■ **WORK TO DO**: Print the entries verbatim, leaving out the images they contain.

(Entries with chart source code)

_ _ _ _ _

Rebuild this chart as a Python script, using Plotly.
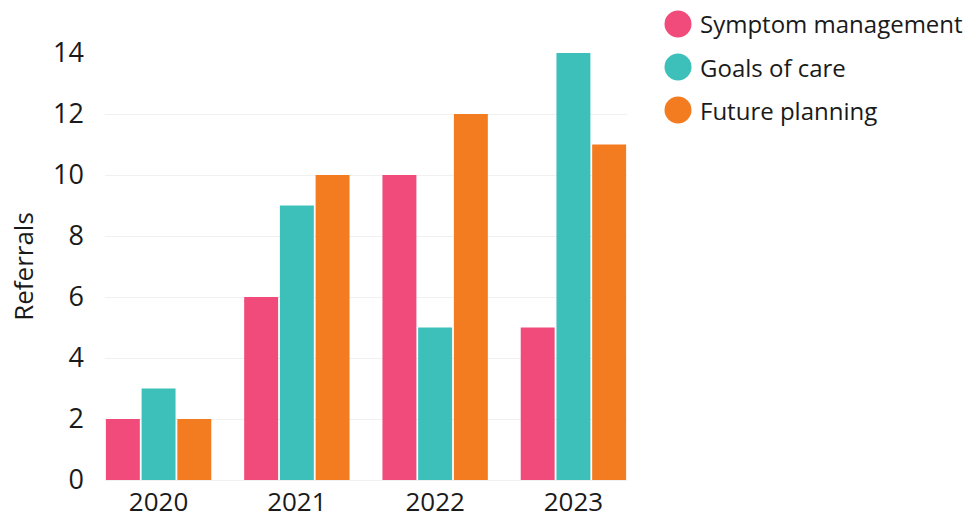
import plotly.graph_objects as go

# Referrals per year, by topic
years = ["2020", "2021", "2022", "2023"]
series_names = ["Symptom management", "Goals of care", "Future planning"]
symptom_management = [2, 6, 10, 5]
goals_of_care = [3, 9, 5, 14]
future_planning = [2, 10, 12, 11]
y_ticks = [0, 2, 4, 6, 8, 10, 12, 14]

colors = ["#F04B7B", "#3CC0B9", "#F47C20"]
values = [symptom_management, goals_of_care, future_planning]
FONT = "Open Sans"

fig = go.Figure()
for name, vals, col in zip(series_names, values, colors):
    fig.add_trace(go.Bar(
        x=years, y=vals, name=name, marker_color=col,
        marker_line_width=0, showlegend=False,
    ))

W, H = 966, 520
L, R, T, B = 105, 339, 53, 40

# Custom legend: large circles with labels to the right of the plot
legend_x_px = 678
legend_y_px = [24, 67, 110]
plot_w = W - L - R
plot_h = H - T - B
for name, col, py in zip(series_names, colors, legend_y_px):
    xp = (legend_x_px - L) / plot_w
    yp = (H - B - py) / plot_h
    fig.add_shape(
        type="circle", xref="paper", yref="paper",
        xsizemode="pixel", ysizemode="pixel",
        xanchor=xp, yanchor=yp,
        x0=-13.5, x1=13.5, y0=-13.5, y1=13.5,
        fillcolor=col, line_width=0,
    )
    fig.add_annotation(
        x=(698 - L) / plot_w, y=yp, xref="paper", yref="paper",
        text=name, showarrow=False, xanchor="left", yanchor="middle",
        font=dict(family=FONT, size=24, color="#1a1a1a"),
    )

fig.update_layout(
    width=W, height=H,
    margin=dict(l=L, r=R, t=T, b=B, pad=0),
    paper_bgcolor="white", plot_bgcolor="white",
    barmode="group", bargap=0.225, bargroupgap=0.05,
    font=dict(family=FONT, color="#1a1a1a"),
)
fig.update_xaxes(
    type="category", range=[-0.3875, 3.3875], automargin=False,
    showgrid=False, zeroline=False, showline=False, ticks="",
    tickfont=dict(size=26, color="#1a1a1a"), ticklabelstandoff=4,
)
fig.update_yaxes(
    range=[0, 14], tickvals=y_ticks, automargin=False,
    showgrid=True, gridcolor="#F0F0F0", gridwidth=1,
    zeroline=True, zerolinecolor="#F0F0F0", zerolinewidth=1,
    showline=False, ticks="",
    tickfont=dict(size=27, color="#1a1a1a"), ticklabelstandoff=20,
    title=dict(text="Referrals", font=dict(size=26, color="#1a1a1a"), standoff=12),
)

fig.write_html("out.html")
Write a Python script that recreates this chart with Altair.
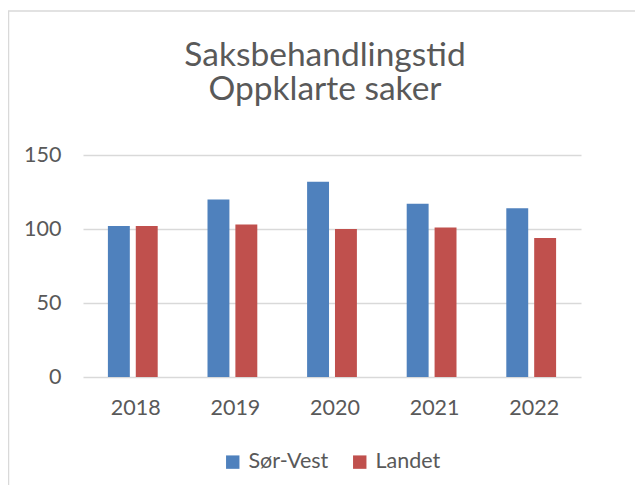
import altair as alt
import pandas as pd

years = ["2018", "2019", "2020", "2021", "2022"]
series_names = ["Sør-Vest", "Landet"]
sor_vest = [102, 120, 132, 117, 114]
landet = [102, 103, 100, 101, 94]
colors = ["#4F81BD", "#C0504D"]
y_ticks = [0, 50, 100, 150]
title_lines = ["Saksbehandlingstid", "Oppklarte saker"]

rows = []
for i, yr in enumerate(years):
    rows.append({"year": yr, "series": series_names[0], "value": sor_vest[i]})
    rows.append({"year": yr, "series": series_names[1], "value": landet[i]})
df = pd.DataFrame(rows)

TXT = "#595959"
FONT = "Lato"

bars = alt.Chart(df).mark_bar().encode(
    x=alt.X("year:N", sort=years,
            scale=alt.Scale(paddingInner=0.5, paddingOuter=0.25),
            axis=alt.Axis(title=None, labelAngle=0, labelFontSize=21.5, labelColor=TXT,
                          labelFont=FONT, labelPadding=20, labelOffset=3, ticks=False,
                          domain=False, grid=False)),
    xOffset=alt.XOffset("series:N", sort=series_names,
                        scale=alt.Scale(paddingInner=0.214, paddingOuter=0)),
    y=alt.Y("value:Q", scale=alt.Scale(domain=[0, 150], nice=False),
            axis=alt.Axis(title=None, values=y_ticks, labelFontSize=21.5, labelColor=TXT,
                          labelFont=FONT, labelPadding=22, ticks=False, domain=False,
                          grid=True, gridColor="#D9D9D9", gridWidth=1.3)),
    color=alt.Color("series:N", sort=series_names,
                    scale=alt.Scale(domain=series_names, range=colors),
                    legend=alt.Legend(title=None, orient="none", direction="horizontal",
                                      legendX=139, legendY=296, symbolType="square",
                                      symbolSize=180, symbolStrokeWidth=0, labelFontSize=21.5,
                                      labelColor=TXT, labelFont=FONT, labelOffset=5,
                                      columnPadding=20, padding=0)),
)

frame_df = pd.DataFrame({"k": [0]})
top_line = alt.Chart(frame_df).mark_rule(color="#D9D9D9", strokeWidth=1.5).encode(
    x=alt.value(-75), x2=alt.value(560), y=alt.value(-144))
left_line = alt.Chart(frame_df).mark_rule(color="#D9D9D9", strokeWidth=1.5).encode(
    x=alt.value(-74.5), y=alt.value(-144), y2=alt.value(330))

title = alt.Chart(pd.DataFrame({"t": ["\n".join(title_lines)]})).mark_text(
    font=FONT, fontSize=33.5, color=TXT, align="center", baseline="alphabetic",
    lineBreak="\n", lineHeight=34).encode(
    text="t:N", x=alt.value(242), y=alt.value(-89))

chart = alt.layer(bars, top_line, left_line, title).properties(
    width=498, height=222,
    padding={"left": 75, "top": 147, "right": 54, "bottom": 108},
    autosize=alt.AutoSizeParams(type="none"),
).configure(font=FONT).configure_view(strokeWidth=0, stroke=None)

chart.save("out.html", embed_options={"renderer": "svg", "actions": False})
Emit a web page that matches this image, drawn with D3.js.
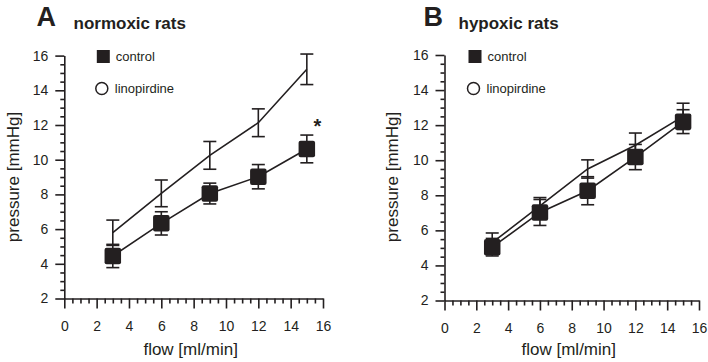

_ _ _ _ _

■ **SOLVED EXERCISE**:
Rebuild this chart as a Python script, using Plotly.
import plotly.graph_objects as go

# Referrals per year, by topic
years = ["2020", "2021", "2022", "2023"]
series_names = ["Symptom management", "Goals of care", "Future planning"]
symptom_management = [2, 6, 10, 5]
goals_of_care = [3, 9, 5, 14]
future_planning = [2, 10, 12, 11]
y_ticks = [0, 2, 4, 6, 8, 10, 12, 14]

colors = ["#F04B7B", "#3CC0B9", "#F47C20"]
values = [symptom_management, goals_of_care, future_planning]
FONT = "Open Sans"

fig = go.Figure()
for name, vals, col in zip(series_names, values, colors):
    fig.add_trace(go.Bar(
        x=years, y=vals, name=name, marker_color=col,
        marker_line_width=0, showlegend=False,
    ))

W, H = 966, 520
L, R, T, B = 105, 339, 53, 40

# Custom legend: large circles with labels to the right of the plot
legend_x_px = 678
legend_y_px = [24, 67, 110]
plot_w = W - L - R
plot_h = H - T - B
for name, col, py in zip(series_names, colors, legend_y_px):
    xp = (legend_x_px - L) / plot_w
    yp = (H - B - py) / plot_h
    fig.add_shape(
        type="circle", xref="paper", yref="paper",
        xsizemode="pixel", ysizemode="pixel",
        xanchor=xp, yanchor=yp,
        x0=-13.5, x1=13.5, y0=-13.5, y1=13.5,
        fillcolor=col, line_width=0,
    )
    fig.add_annotation(
        x=(698 - L) / plot_w, y=yp, xref="paper", yref="paper",
        text=name, showarrow=False, xanchor="left", yanchor="middle",
        font=dict(family=FONT, size=24, color="#1a1a1a"),
    )

fig.update_layout(
    width=W, height=H,
    margin=dict(l=L, r=R, t=T, b=B, pad=0),
    paper_bgcolor="white", plot_bgcolor="white",
    barmode="group", bargap=0.225, bargroupgap=0.05,
    font=dict(family=FONT, color="#1a1a1a"),
)
fig.update_xaxes(
    type="category", range=[-0.3875, 3.3875], automargin=False,
    showgrid=False, zeroline=False, showline=False, ticks="",
    tickfont=dict(size=26, color="#1a1a1a"), ticklabelstandoff=4,
)
fig.update_yaxes(
    range=[0, 14], tickvals=y_ticks, automargin=False,
    showgrid=True, gridcolor="#F0F0F0", gridwidth=1,
    zeroline=True, zerolinecolor="#F0F0F0", zerolinewidth=1,
    showline=False, ticks="",
    tickfont=dict(size=27, color="#1a1a1a"), ticklabelstandoff=20,
    title=dict(text="Referrals", font=dict(size=26, color="#1a1a1a"), standoff=12),
)

fig.write_html("out.html")
Write a Python script that recreates this chart with Altair.
import altair as alt
import pandas as pd

years = ["2018", "2019", "2020", "2021", "2022"]
series_names = ["Sør-Vest", "Landet"]
sor_vest = [102, 120, 132, 117, 114]
landet = [102, 103, 100, 101, 94]
colors = ["#4F81BD", "#C0504D"]
y_ticks = [0, 50, 100, 150]
title_lines = ["Saksbehandlingstid", "Oppklarte saker"]

rows = []
for i, yr in enumerate(years):
    rows.append({"year": yr, "series": series_names[0], "value": sor_vest[i]})
    rows.append({"year": yr, "series": series_names[1], "value": landet[i]})
df = pd.DataFrame(rows)

TXT = "#595959"
FONT = "Lato"

bars = alt.Chart(df).mark_bar().encode(
    x=alt.X("year:N", sort=years,
            scale=alt.Scale(paddingInner=0.5, paddingOuter=0.25),
            axis=alt.Axis(title=None, labelAngle=0, labelFontSize=21.5, labelColor=TXT,
                          labelFont=FONT, labelPadding=20, labelOffset=3, ticks=False,
                          domain=False, grid=False)),
    xOffset=alt.XOffset("series:N", sort=series_names,
                        scale=alt.Scale(paddingInner=0.214, paddingOuter=0)),
    y=alt.Y("value:Q", scale=alt.Scale(domain=[0, 150], nice=False),
            axis=alt.Axis(title=None, values=y_ticks, labelFontSize=21.5, labelColor=TXT,
                          labelFont=FONT, labelPadding=22, ticks=False, domain=False,
                          grid=True, gridColor="#D9D9D9", gridWidth=1.3)),
    color=alt.Color("series:N", sort=series_names,
                    scale=alt.Scale(domain=series_names, range=colors),
                    legend=alt.Legend(title=None, orient="none", direction="horizontal",
                                      legendX=139, legendY=296, symbolType="square",
                                      symbolSize=180, symbolStrokeWidth=0, labelFontSize=21.5,
                                      labelColor=TXT, labelFont=FONT, labelOffset=5,
                                      columnPadding=20, padding=0)),
)

frame_df = pd.DataFrame({"k": [0]})
top_line = alt.Chart(frame_df).mark_rule(color="#D9D9D9", strokeWidth=1.5).encode(
    x=alt.value(-75), x2=alt.value(560), y=alt.value(-144))
left_line = alt.Chart(frame_df).mark_rule(color="#D9D9D9", strokeWidth=1.5).encode(
    x=alt.value(-74.5), y=alt.value(-144), y2=alt.value(330))

title = alt.Chart(pd.DataFrame({"t": ["\n".join(title_lines)]})).mark_text(
    font=FONT, fontSize=33.5, color=TXT, align="center", baseline="alphabetic",
    lineBreak="\n", lineHeight=34).encode(
    text="t:N", x=alt.value(242), y=alt.value(-89))

chart = alt.layer(bars, top_line, left_line, title).properties(
    width=498, height=222,
    padding={"left": 75, "top": 147, "right": 54, "bottom": 108},
    autosize=alt.AutoSizeParams(type="none"),
).configure(font=FONT).configure_view(strokeWidth=0, stroke=None)

chart.save("out.html", embed_options={"renderer": "svg", "actions": False})
Emit a web page that matches this image, drawn with D3.js.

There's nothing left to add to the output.